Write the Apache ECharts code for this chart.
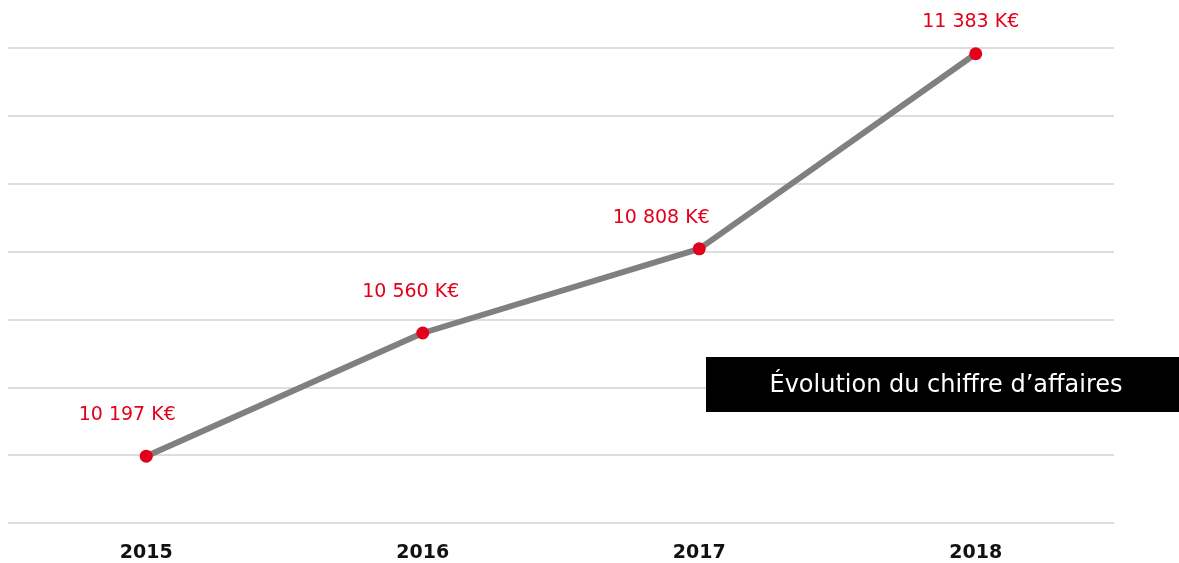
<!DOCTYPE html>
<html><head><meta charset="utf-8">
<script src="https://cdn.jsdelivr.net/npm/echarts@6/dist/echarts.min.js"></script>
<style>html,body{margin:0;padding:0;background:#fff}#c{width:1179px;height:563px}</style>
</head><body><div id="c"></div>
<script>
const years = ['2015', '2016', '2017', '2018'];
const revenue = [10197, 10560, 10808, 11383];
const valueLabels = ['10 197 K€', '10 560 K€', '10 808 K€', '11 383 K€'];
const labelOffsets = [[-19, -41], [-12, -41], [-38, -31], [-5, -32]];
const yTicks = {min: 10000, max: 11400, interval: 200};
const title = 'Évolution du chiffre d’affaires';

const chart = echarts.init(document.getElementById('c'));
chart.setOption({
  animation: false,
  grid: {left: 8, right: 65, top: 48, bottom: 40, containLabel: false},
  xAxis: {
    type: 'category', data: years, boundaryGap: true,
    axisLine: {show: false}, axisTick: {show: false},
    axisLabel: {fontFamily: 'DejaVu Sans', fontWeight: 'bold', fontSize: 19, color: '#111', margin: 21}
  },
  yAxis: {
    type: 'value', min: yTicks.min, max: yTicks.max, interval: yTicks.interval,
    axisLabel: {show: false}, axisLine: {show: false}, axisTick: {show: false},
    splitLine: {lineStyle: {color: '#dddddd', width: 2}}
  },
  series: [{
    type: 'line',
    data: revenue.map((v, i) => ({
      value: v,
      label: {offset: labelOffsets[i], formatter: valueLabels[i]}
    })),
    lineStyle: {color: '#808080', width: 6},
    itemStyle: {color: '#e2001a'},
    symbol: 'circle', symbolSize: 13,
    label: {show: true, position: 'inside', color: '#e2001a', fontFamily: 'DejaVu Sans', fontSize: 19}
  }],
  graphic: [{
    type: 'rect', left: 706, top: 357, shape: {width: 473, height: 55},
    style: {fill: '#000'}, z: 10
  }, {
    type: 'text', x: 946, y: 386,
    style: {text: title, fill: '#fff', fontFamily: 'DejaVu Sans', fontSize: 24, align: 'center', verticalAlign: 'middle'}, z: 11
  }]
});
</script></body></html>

********

TASK GOAL — Only the lines from the start of the material through the line containing "const title = 'Évolution" should be transcribed. Pictures stay out.

EXERCISE SOLUTION —
Write the Apache ECharts code for this chart.
<!DOCTYPE html>
<html><head><meta charset="utf-8">
<script src="https://cdn.jsdelivr.net/npm/echarts@6/dist/echarts.min.js"></script>
<style>html,body{margin:0;padding:0;background:#fff}#c{width:1179px;height:563px}</style>
</head><body><div id="c"></div>
<script>
const years = ['2015', '2016', '2017', '2018'];
const revenue = [10197, 10560, 10808, 11383];
const valueLabels = ['10 197 K€', '10 560 K€', '10 808 K€', '11 383 K€'];
const labelOffsets = [[-19, -41], [-12, -41], [-38, -31], [-5, -32]];
const yTicks = {min: 10000, max: 11400, interval: 200};
const title = 'Évolution du chiffre d’affaires';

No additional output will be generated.